In the present case the representatives of the HMF delivered a message to this court that they did not accept the court process. Moreover, there was a veiled threat that if an injunction were to issue the HMF would have no choice but to continue their tactics of intimidation and criminal and civil disobedience. That threat does not alter or affect my decision today. [...]
The rule of law means that the HMF will be required to obey any court order, just as any person in Canada would be required to obey a court order. The assertion of an aboriginal right does not permit any person, aboriginal or otherwise, to break the law.15
The Court concluded by issuing an interlocutory injunction restraining the defendants from entering and from obstructing the development of the property. A declaration was also made the Voortman has title to, and is the owner of, the property.

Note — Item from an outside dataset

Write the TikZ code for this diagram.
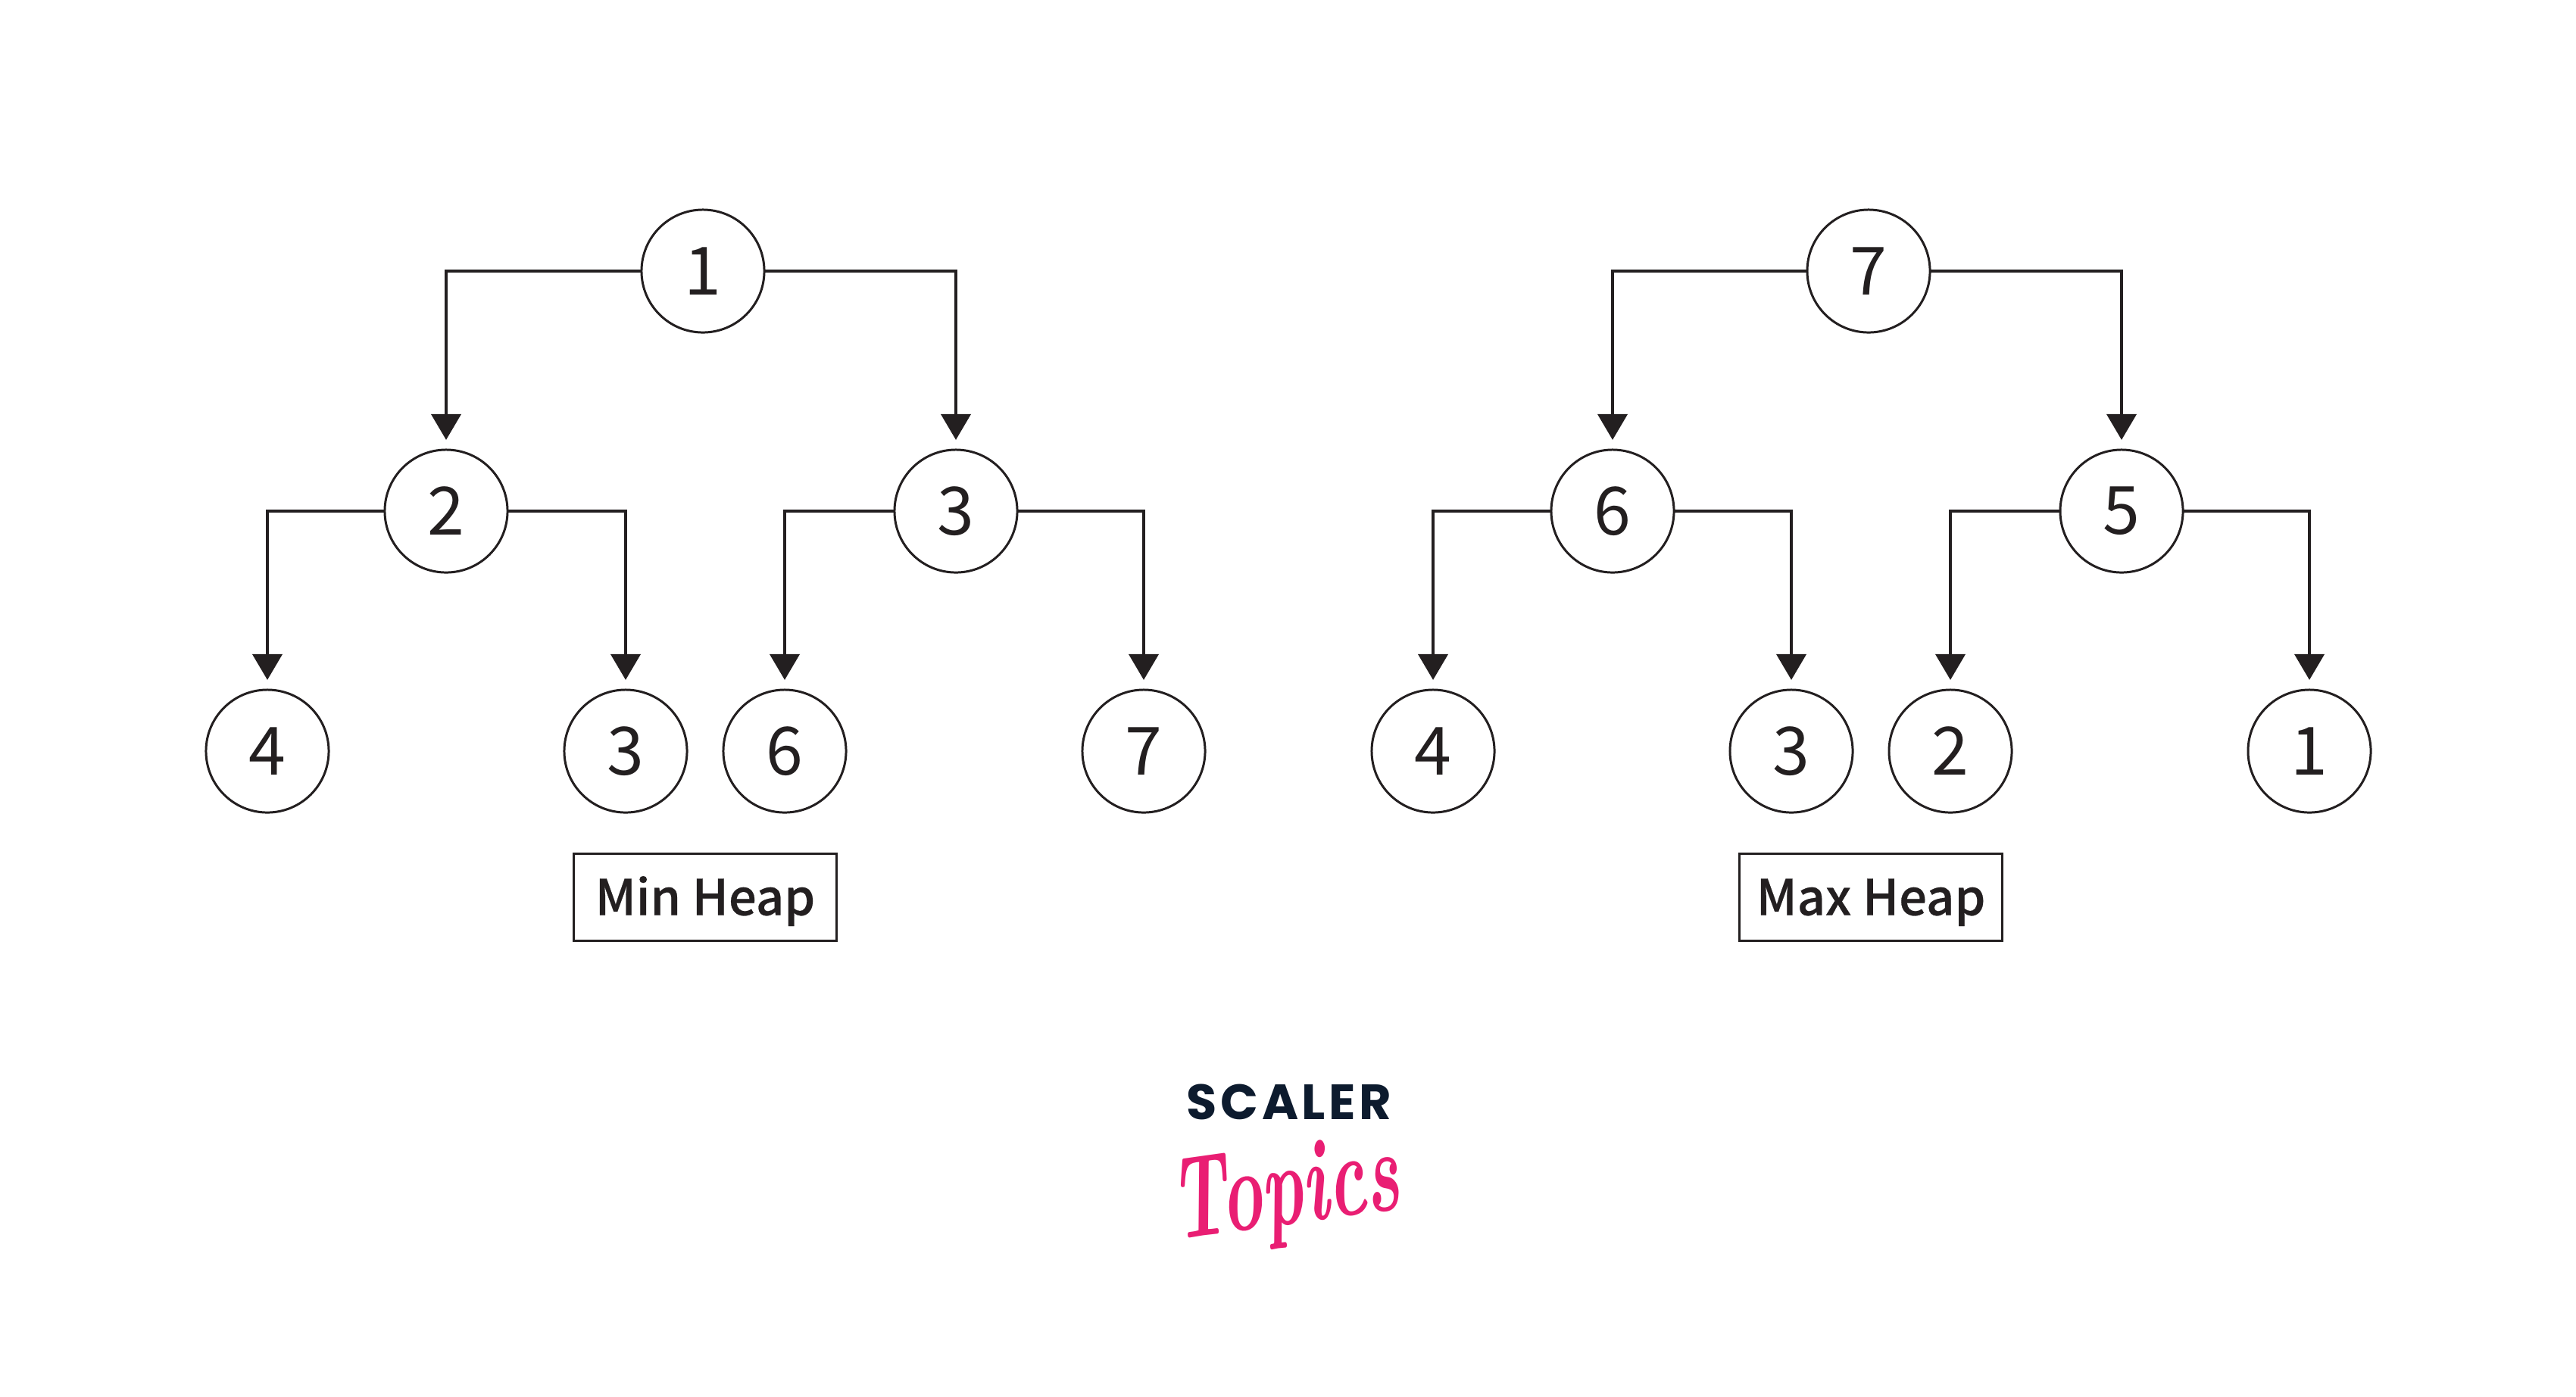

Henderson J. stated that the order will be enforced by the Sheriff, with the assistance of the OPP and that Voortman or its designates can use reasonable force to prevent trespass on the property or remove any person from the property.16
This decisions affirms a number of other judicial decisions which stand for the proposition that private property owners are generally entitled to the quiet enjoyment of their property in the face of aboriginal claims to such property and that in the face of successful claims to such private property the likely remedy is not against the private property owner but rather against the Crown in the form of compensation.17
Also noteworthy from this decision is the Court’s discussion regarding the applicability of the rule of law to disputes involving aboriginal peoples and the application of the standard test regarding the imposition of injunctive relief.
Finally, the decision confirms in this case given the evidence, that the elected band councils and the traditional Chiefs, and not the HMF, were the appropriate parties for consultation purposes.